Hoy, venía pensando en como contar la historia de un árbol. Debería ser una historia alegre, hermosa y bonita, es la de un árbol conocedor de muchas historias, las muchas que ha visto y compartido con muchas personas en secreto, en su, posiblemente, corta vida.
Vivía al lado de una era, debajo de su fronda, en su recio tronco, sobre el tocón de una rama vieja, se colgaba el botijo que saciaba la sed, permitía, a trilladoras y trilladores, cuando las caballerías daban vueltas y vueltas arrastrando el trillo que quebrantaba la mies, echar una miaja de descanso bajo su sombra liando un cigarro que les ayudaba a abrirse y a contarse sus problemas, o a hacerse un requiebro mientras esperaban para poder aventar la parva y recoger el grano; también sabe de las fiestas, con meriendas de "tajás" de la orza y vino con porrón, y de los bailes y cantes picajosos y provocadores, con guitarra y acordeón, de la gente del monte al terminar la trilla; igualmente sabe, de los juegos y de los descubrimientos de nosotros, los primos y primas, que en aquellos años de nuestra pubertad, averiguábamos, cuando nos reuníamos a su alrededor, contándonos, en cuchicheos nuestros secretos; es la historia de un olmo, del olmo de Casa Quemá, el de la era de Casa Quemá, en la sierra de Ayora, donde pasé, como digo, junto a mis hermanos y primos, mis primeros diez y ocho o veinte veranos y me aficioné a la caza y a querer y a descubrir la naturaleza.
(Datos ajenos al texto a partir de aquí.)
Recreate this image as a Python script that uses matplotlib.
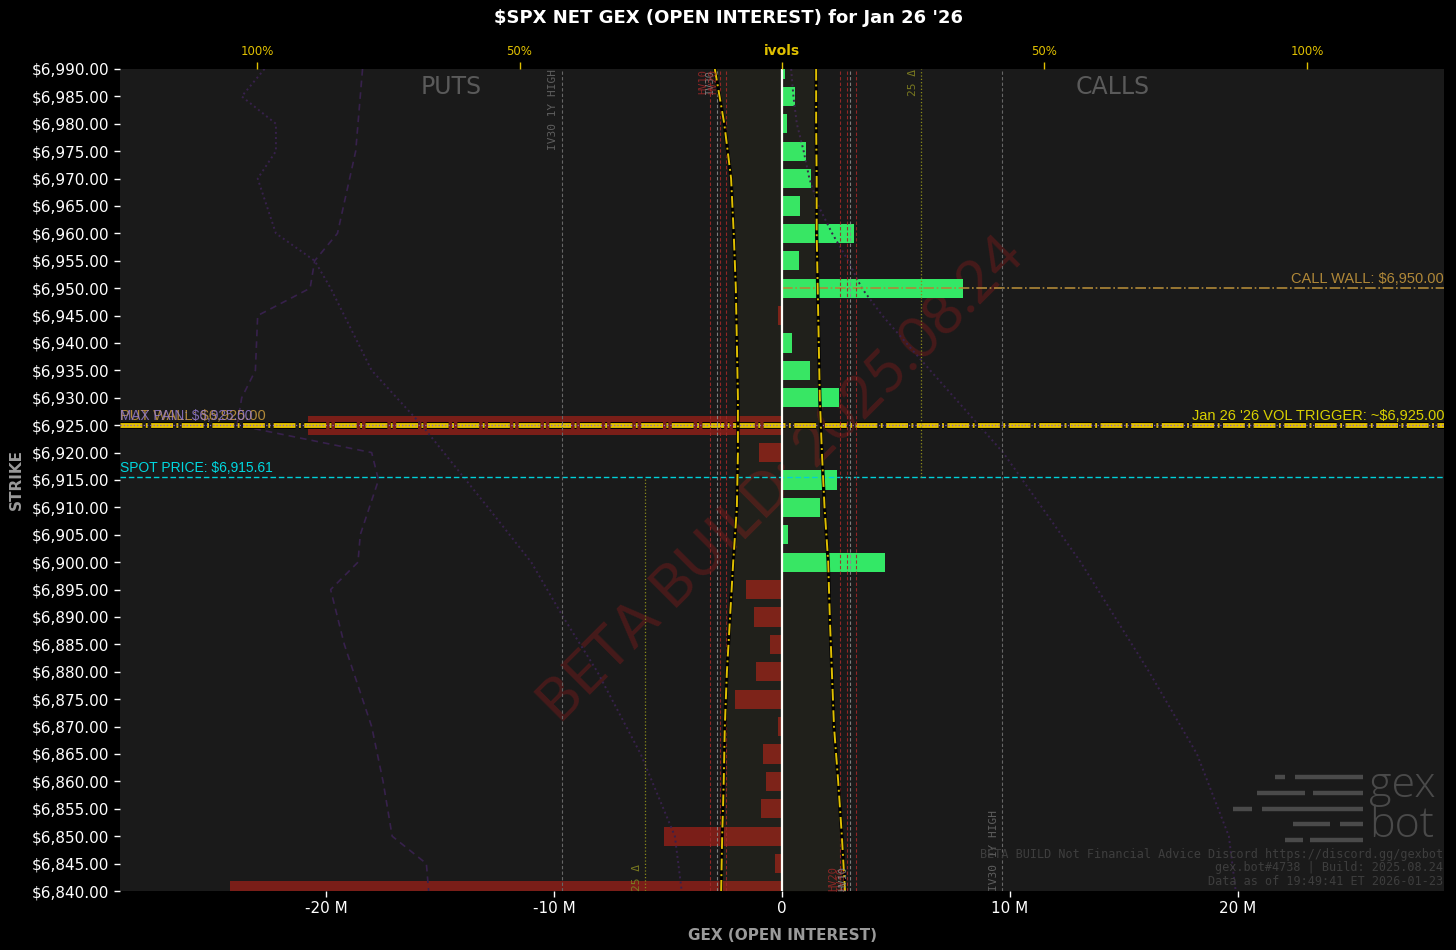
import matplotlib
matplotlib.use("Agg")
import matplotlib.pyplot as plt
import matplotlib.patheffects as pe
from matplotlib.lines import Line2D

plt.rcParams["text.parse_math"] = False

# net gex per strike, in millions
strikes = list(range(6990, 6835, -5))
gex = [0.14, 0.57, 0.23, 1.05, 1.26, 0.80, 3.17, 0.73, 7.94, -0.18,
       0.44, 1.23, 2.50, -20.8, -1.00, 2.41, 1.67, 0.26, 4.52, -1.58,
       -1.23, -0.53, -1.14, -2.06, -0.16, -0.85, -0.70, -0.92, -5.18, -0.31,
       -24.2]

# implied vols (percent), puts drawn to the left
iv_strikes = [6990, 6980, 6970, 6960, 6950, 6940, 6930, 6920,
              6910, 6900, 6890, 6880, 6870, 6860, 6850, 6840]
put_iv = [12.8, 11.0, 9.7, 9.2, 8.8, 8.6, 8.4, 8.4, 8.6, 9.3, 9.9, 10.5, 10.9, 11.1, 11.4, 11.6]
call_iv = [6.5, 6.5, 6.6, 6.6, 6.8, 7.0, 7.2, 7.6, 8.1, 8.8, 9.1, 9.5, 9.9, 10.7, 11.4, 12.0]

# faint purple profiles (millions)
dash_strikes = [6990, 6975, 6960, 6955, 6950, 6945, 6935, 6930, 6925, 6920, 6915,
                6905, 6900, 6895, 6885, 6880, 6870, 6860, 6850, 6845, 6840]
dash_vals = [-18.4, -18.7, -19.5, -20.5, -20.7, -23.0, -23.1, -23.7, -23.9, -18.0, -17.7,
             -18.5, -18.6, -19.8, -19.2, -18.8, -18.0, -17.5, -17.1, -15.6, -15.5]
dot_l_strikes = [6990, 6985, 6980, 6975, 6970, 6960, 6955, 6950, 6935, 6925,
                 6910, 6900, 6890, 6880, 6865, 6855, 6850, 6840]
dot_l_vals = [-22.7, -23.7, -22.2, -22.2, -23.0, -22.2, -20.5, -19.8, -18.0, -15.8,
              -12.9, -11.0, -9.6, -8.1, -6.2, -5.2, -4.7, -4.4]
dot_r_strikes = [6990, 6985, 6980, 6975, 6970, 6965, 6960, 6955, 6950, 6945,
                 6935, 6920, 6900, 6880, 6865, 6850, 6840]
dot_r_vals = [0.40, 0.50, 0.65, 0.95, 1.20, 1.60, 2.20, 2.90, 3.50, 4.40,
              6.50, 9.70, 13.1, 16.1, 18.2, 19.6, 19.9]

spot = 6915.61
call_wall = 6950
put_wall = 6925
max_pain = 6925
vol_trigger = 6925
iv30_1y_high = 42.0
delta25_put, delta25_call = -26.1, 26.5
put_vol_lines = [(-13.7, "#a02828", "HV10"), (-12.4, "#8a8a8a", "IV30"),
                 (-11.8, "#a02828", "HV20"), (-10.7, "#a02828", "")]
call_vol_lines = [(11.0, "#a02828", "HV20"), (12.4, "#a02828", "IV30"),
                  (13.0, "#8a8a8a", "HV10"), (14.1, "#a02828", "")]

BG = "#1a1a1a"
GREEN = "#33e866"
RED = "#7a1e18"
YEL = "#e0c000"

fig = plt.figure(figsize=(14.56, 9.5), dpi=100, facecolor="black")
ax = fig.add_axes([0.0824, 0.0621, 0.9094, 0.8653])
ax.set_facecolor(BG)
xl = 29.04
ax.set_xlim(-xl, xl)
ax.set_ylim(6840, 6990)

colors = [GREEN if v >= 0 else RED for v in gex]
ax.barh(strikes, gex, height=3.5, color=colors, zorder=2)

ax.axvline(0, color="white", lw=1.6, zorder=6)

# watermark
ax.text(0.5, 0.5, "BETA BUILD: 2025.08.24", transform=ax.transAxes, rotation=45,
        ha="center", va="center", fontsize=42, color="#461a1a", zorder=1,
        family="Lato", fontweight="normal")
ax.text(0.25, 0.978, "PUTS", transform=ax.transAxes, ha="center", va="center",
        fontsize=17, color="#5a5a5a")
ax.text(0.75, 0.978, "CALLS", transform=ax.transAxes, ha="center", va="center",
        fontsize=17, color="#5a5a5a")

# purple profiles
ax.plot(dash_vals, dash_strikes, color="#37214c", lw=1.2, ls=(0, (4, 3)), zorder=3)
ax.plot(dot_l_vals, dot_l_strikes, color="#37214c", lw=1.4, ls=":", zorder=3)
ax.plot(dot_r_vals, dot_r_strikes, color="#37214c", lw=1.4, ls=":", zorder=3)

# key levels
ax.axhline(spot, color="#00d0d8", lw=1.0, ls=(0, (4, 2)), zorder=4)
ax.text(0.0, spot + 0.3, f"SPOT PRICE: ${spot:,.2f}", transform=ax.get_yaxis_transform(),
        ha="left", va="bottom", color="#00d8e0", fontsize=10, family="Liberation Sans")

ax.axhline(call_wall, xmin=0.5, color="#b08838", lw=1.2, ls="-.", zorder=4)
ax.text(1.0, call_wall + 0.4, f"CALL WALL: ${call_wall:,.2f}", transform=ax.get_yaxis_transform(),
        ha="right", va="bottom", color="#b08838", fontsize=10.5, family="Liberation Sans")

ax.axhline(vol_trigger, color=YEL, lw=3.5, ls=(0, (4.5, 0.7, 0.4, 0.7)), zorder=5,
           path_effects=[pe.Stroke(linewidth=5, foreground="black"), pe.Normal()])
ax.axhline(put_wall, color="#8a5cd0", lw=0.9, ls=":", zorder=5)
ax.text(1.0, vol_trigger + 0.4, f"Jan 26 '26 VOL TRIGGER: ~${vol_trigger:,.2f}",
        transform=ax.get_yaxis_transform(), ha="right", va="bottom", color="#d8d000",
        fontsize=10.5, family="Liberation Sans", zorder=7)
# put wall and max pain labels sit on the same spot, as in the source
ax.text(0.0, put_wall + 0.4, f"PUT WALL: ${put_wall:,.2f}", transform=ax.get_yaxis_transform(),
        ha="left", va="bottom", color="#b08838", fontsize=10.5, family="Liberation Sans", zorder=7)
ax.text(0.0, max_pain + 0.4, f"MAX PAIN: ${max_pain:,.2f}", transform=ax.get_yaxis_transform(),
        ha="left", va="bottom", color="#9a80d8", fontsize=9.8, family="Liberation Sans",
        alpha=0.8, zorder=7)

# axes styling
for s in ax.spines.values():
    s.set_visible(False)
ax.set_yticks(list(range(6840, 6991, 5)))
ax.set_yticklabels([f"${v:,.2f}" for v in range(6840, 6991, 5)])
ax.set_xticks([-20, -10, 0, 10, 20])
ax.set_xticklabels(["-20 M", "-10 M", "0", "10 M", "20 M"])
ax.tick_params(axis="both", colors="white", labelsize=11, length=4, width=1)
ax.set_ylabel("STRIKE", color="#9a9a9a", fontsize=11, fontweight="bold", labelpad=6)
ax.set_xlabel("GEX (OPEN INTEREST)", color="#9a9a9a", fontsize=11, fontweight="bold", labelpad=8)

# ivol axis
ax2 = ax.twiny()
ivl = xl * 22.8 / 5.25
ax2.set_xlim(-ivl, ivl)
for s in ax2.spines.values():
    s.set_visible(False)
ax2.set_xticks([-100, -50, 0, 50, 100])
ax2.set_xticklabels(["100%", "50%", "ivols", "50%", "100%"])
ax2.tick_params(axis="x", colors=YEL, labelsize=8.5, length=5, width=1, pad=3)
for lab in ax2.get_xticklabels():
    if lab.get_text() == "ivols":
        lab.set_fontweight("bold")
        lab.set_fontsize(10)

neg_put = [-v for v in put_iv]
ax2.fill_betweenx(iv_strikes, neg_put, call_iv, color="#d8c840", alpha=0.035, lw=0, zorder=1)
for xs in (neg_put, call_iv):
    ax2.plot(xs, iv_strikes, color="black", lw=2.4, zorder=3)
    ax2.plot(xs, iv_strikes, color=YEL, lw=1.4, ls=(0, (6, 2, 1, 2)), zorder=3)

for x, c, lab in put_vol_lines:
    ax2.axvline(x, color=c, lw=0.8, ls=(0, (3, 2)), zorder=2, alpha=0.9)
    if lab:
        ax2.text(x - 0.3, 6990, lab, rotation=90, ha="right", va="top", fontsize=7.5,
                 color=c, family="DejaVu Sans Mono", alpha=0.85)
for x, c, lab in call_vol_lines:
    ax2.axvline(x, color=c, lw=0.8, ls=(0, (3, 2)), zorder=2, alpha=0.9)
    if lab:
        ax2.text(x - 0.3, 6840, lab, rotation=90, ha="right", va="bottom", fontsize=7.5,
                 color=c, family="DejaVu Sans Mono", alpha=0.85)

for x, va, y in ((-iv30_1y_high, "top", 6990), (iv30_1y_high, "bottom", 6840)):
    ax2.axvline(x, color="#666666", lw=0.8, ls=(0, (3, 2)), zorder=2)
    ax2.text(x - 0.6, y, "IV30 1Y HIGH", rotation=90, ha="right", va=va, fontsize=8,
             color="#5e5e5e", family="DejaVu Sans Mono")

ax2.vlines(delta25_call, spot, 6990, color="#8a8a1a", lw=0.9, ls=":", zorder=2)
ax2.text(delta25_call - 0.6, 6990, "25 Δ", rotation=90, ha="right", va="top", fontsize=8,
         color="#7a7a20", family="DejaVu Sans Mono")
ax2.vlines(delta25_put, 6840, spot, color="#8a8a1a", lw=0.9, ls=":", zorder=2)
ax2.text(delta25_put - 0.6, 6840, "25 Δ", rotation=90, ha="right", va="bottom", fontsize=8,
         color="#7a7a20", family="DejaVu Sans Mono")

# footer text
foot = ["BETA BUILD Not Financial Advice Discord https://discord.gg/gexbot",
        "gex.bot#4738 | Build: 2025.08.24",
        "Data as of 19:49:41 ET 2026-01-23"]
for i, line in enumerate(foot):
    ax2.text(0.999, 0.045 - i * 0.0168, line, transform=ax2.transAxes, ha="right", va="center",
             fontsize=8.5, color="#3e3e3e", family="DejaVu Sans Mono", zorder=8)

# gexbot logo
logo_rows = [(777, [(1275, 1285), (1295, 1363)]),
             (793, [(1257, 1305), (1313, 1363)]),
             (809, [(1233, 1252), (1262, 1363)]),
             (824, [(1293, 1330), (1340, 1363)]),
             (840, [(1285, 1303), (1310, 1363)])]
W, H = 1456, 950
for yy, segs in logo_rows:
    for x0, x1 in segs:
        fig.add_artist(Line2D([x0 / W, x1 / W], [1 - yy / H, 1 - yy / H], color="#4a4a4a",
                              lw=3.2, solid_capstyle="butt"))
fig.text(1402 / W, 1 - 786 / H, "gex", ha="center", va="center", fontsize=31,
         color="#4a4a4a", family="Open Sans", fontweight="light")
fig.text(1402 / W, 1 - 826 / H, "bot", ha="center", va="center", fontsize=31,
         color="#4a4a4a", family="Open Sans", fontweight="light")

fig.text(0.5, 1 - 18 / H, "$SPX NET GEX (OPEN INTEREST) for Jan 26 '26", ha="center",
         va="center", color="white", fontsize=13, fontweight="bold")

fig.savefig("out.png", dpi=100, facecolor="black")
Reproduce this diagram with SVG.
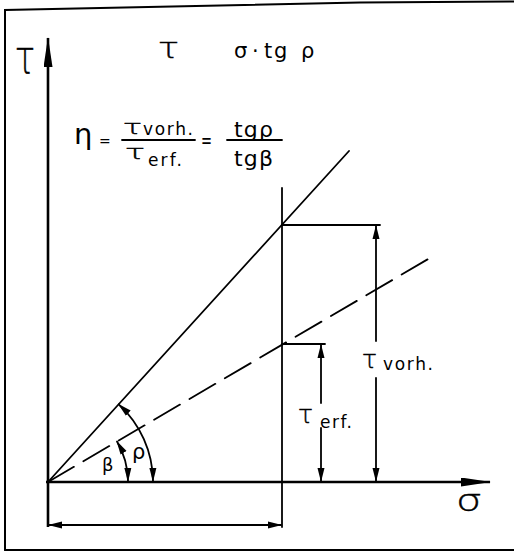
<svg xmlns="http://www.w3.org/2000/svg" width="514" height="553" viewBox="0 0 514 553">
<style>
.ln{stroke:#000;stroke-width:1.8;fill:none;stroke-linecap:round}
.ax{stroke:#000;stroke-width:2.6;fill:none}
.t{font-family:"DejaVu Sans","Liberation Sans",sans-serif;fill:#000}
.tau{font-family:"DejaVu Sans","Liberation Sans",sans-serif;font-weight:200;fill:#000;stroke:#000;stroke-width:0.45}
</style>
<defs>
<marker id="ah" viewBox="0 0 14 8" refX="13" refY="4" markerWidth="14" markerHeight="8" markerUnits="userSpaceOnUse" orient="auto-start-reverse">
<path d="M0,0.5 L14,4 L0,7.5 Z" fill="#000"/>
</marker>
<marker id="big" viewBox="0 0 30 9" refX="29" refY="4.5" markerWidth="30" markerHeight="9" markerUnits="userSpaceOnUse" orient="auto">
<path d="M0,0 L30,4.5 L0,9 Z" fill="#000"/>
</marker>
</defs>
<rect width="514" height="553" fill="#fff"/>
<g id="frame">
<polyline class="ln" points="5,550 5,10 360,2.5 514,1.5" style="stroke-width:2"/>
<line class="ln" x1="5" y1="550" x2="514" y2="550" style="stroke-width:2"/>
</g>
<g id="connectors">
<line class="ax" x1="48" y1="527" x2="48" y2="38" marker-end="url(#big)"/>
<line class="ax" x1="46" y1="482" x2="490" y2="482" marker-end="url(#big)"/>
<line class="ln" x1="48" y1="482" x2="349" y2="151"/>
<line class="ln" x1="48" y1="482" x2="435" y2="255" stroke-dasharray="30 11"/>
<line class="ln" x1="282" y1="188" x2="282" y2="527"/>
<line class="ln" x1="282" y1="225" x2="380" y2="225"/>
<line class="ln" x1="282" y1="344" x2="325" y2="344"/>
<line class="ln" x1="376" y1="341" x2="376" y2="226" marker-end="url(#ah)"/>
<line class="ln" x1="376" y1="378" x2="376" y2="481" marker-end="url(#ah)"/>
<line class="ln" x1="321" y1="403" x2="321" y2="345" marker-end="url(#ah)"/>
<line class="ln" x1="321" y1="428" x2="321" y2="481" marker-end="url(#ah)"/>
<line class="ln" x1="49" y1="525" x2="281" y2="525" marker-start="url(#ah)" marker-end="url(#ah)"/>
<path class="ln" d="M118.7,404.3 A105,105 0 0 1 153,481" marker-start="url(#ah)" marker-end="url(#ah)"/>
<path class="ln" d="M117,441.5 A80,80 0 0 1 128,481" marker-start="url(#ah)" marker-end="url(#ah)"/>
</g>
<g id="labels">
<text class="tau" x="15" y="73" font-size="47" textLength="20" lengthAdjust="spacingAndGlyphs">τ</text>
<text class="tau" x="158" y="58" font-size="28" textLength="21" lengthAdjust="spacingAndGlyphs">τ</text>
<text class="t" x="234 252 264 274 290 301" y="58" font-size="21">σ·tg ρ</text>
<text class="t" x="74" y="144" font-size="29">η</text>
<text class="t" x="99" y="146" font-size="14">=</text>
<text class="tau" x="123" y="134" font-size="20" textLength="19" lengthAdjust="spacingAndGlyphs">τ</text>
<text class="t" x="143" y="135" font-size="17" textLength="50" lengthAdjust="spacing">vorh.</text>
<line class="ln" x1="122" y1="140" x2="195" y2="140"/>
<text class="tau" x="125" y="159" font-size="20" textLength="20" lengthAdjust="spacingAndGlyphs">τ</text>
<text class="t" x="148" y="166" font-size="17" textLength="34" lengthAdjust="spacing">erf.</text>
<text class="t" x="201" y="148" font-size="21" textLength="11" lengthAdjust="spacingAndGlyphs">=</text>
<text class="t" x="234" y="137" font-size="22" textLength="39" lengthAdjust="spacing">tgρ</text>
<line class="ln" x1="227" y1="140" x2="282" y2="140"/>
<text class="t" x="234" y="166" font-size="22" textLength="39" lengthAdjust="spacing">tgβ</text>
<text class="tau" x="362" y="368" font-size="24" textLength="15" lengthAdjust="spacingAndGlyphs">τ</text>
<text class="t" x="383" y="370" font-size="17" textLength="50" lengthAdjust="spacing">vorh.</text>
<text class="tau" x="298" y="423" font-size="24" textLength="15" lengthAdjust="spacingAndGlyphs">τ</text>
<text class="t" x="320" y="428" font-size="17" textLength="32" lengthAdjust="spacing">erf.</text>
<text class="t" x="102" y="471" font-size="18">β</text>
<text class="t" x="132" y="459" font-size="21">ρ</text>
<text class="tau" x="456" y="511" font-size="31" textLength="26" lengthAdjust="spacingAndGlyphs">σ</text>
</g>
</svg>
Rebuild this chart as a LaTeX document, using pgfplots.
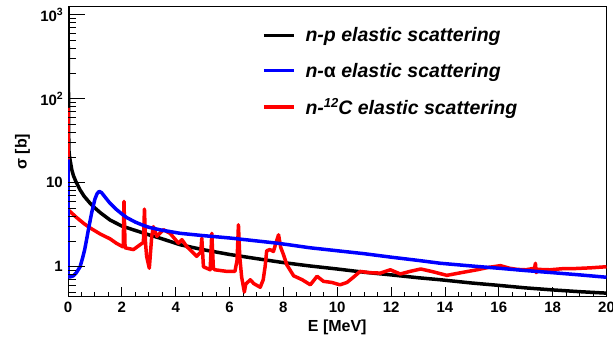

Y tengo que llorar, o mejor recordar con cariño a ese olmo, un olmo frondoso, enhiesto y desafiante; lleno de belleza, majestuoso y acogedor, marcando altivo su lugar al divisarse desde la lejanía en un monte cubierto de pinos, romeros, jedreas, aliagas y carrascones, sobresalía por encima de los pinos y de las rugosas y duras carrascas, sirviendo de parada a torcaces, tórtolas, jilgueros y verderones que cruzaban por el cielo y a los milanos y halcones que desde su altura oteaban su entorno de caza, que un día enfermó de tristeza cuando los tractores suplantaron a las caballerías, y las cosechadores y trilladoras a la era que perdió su jolgorio y ajetreo en la época de trilla, pasando a servir de trastero de aperos metálicos, fríos e inertes, con los que el olmo no podía compartir nada, y además, nosotros al ir haciéndonos mayores, fuimos cogiendo otros derroteros donde pasar los veranos, abandonándolo a su suerte.
Hace unos días pasé cerca de él y al mirarlo me emocioné. El olmo había muerto. Sabía que hacía años estaba perdiendo sus hojas que se habían vuelto amarillentas; dijeron que un rayo en una tormenta le había roto una rama dejándolo malherido, que una enfermedad estaba acabando con todos los olmos, yo sé que no, que el olmo ha muerto de nostalgia, lleno de tristeza por culpa de la soledad. ¡Que pena!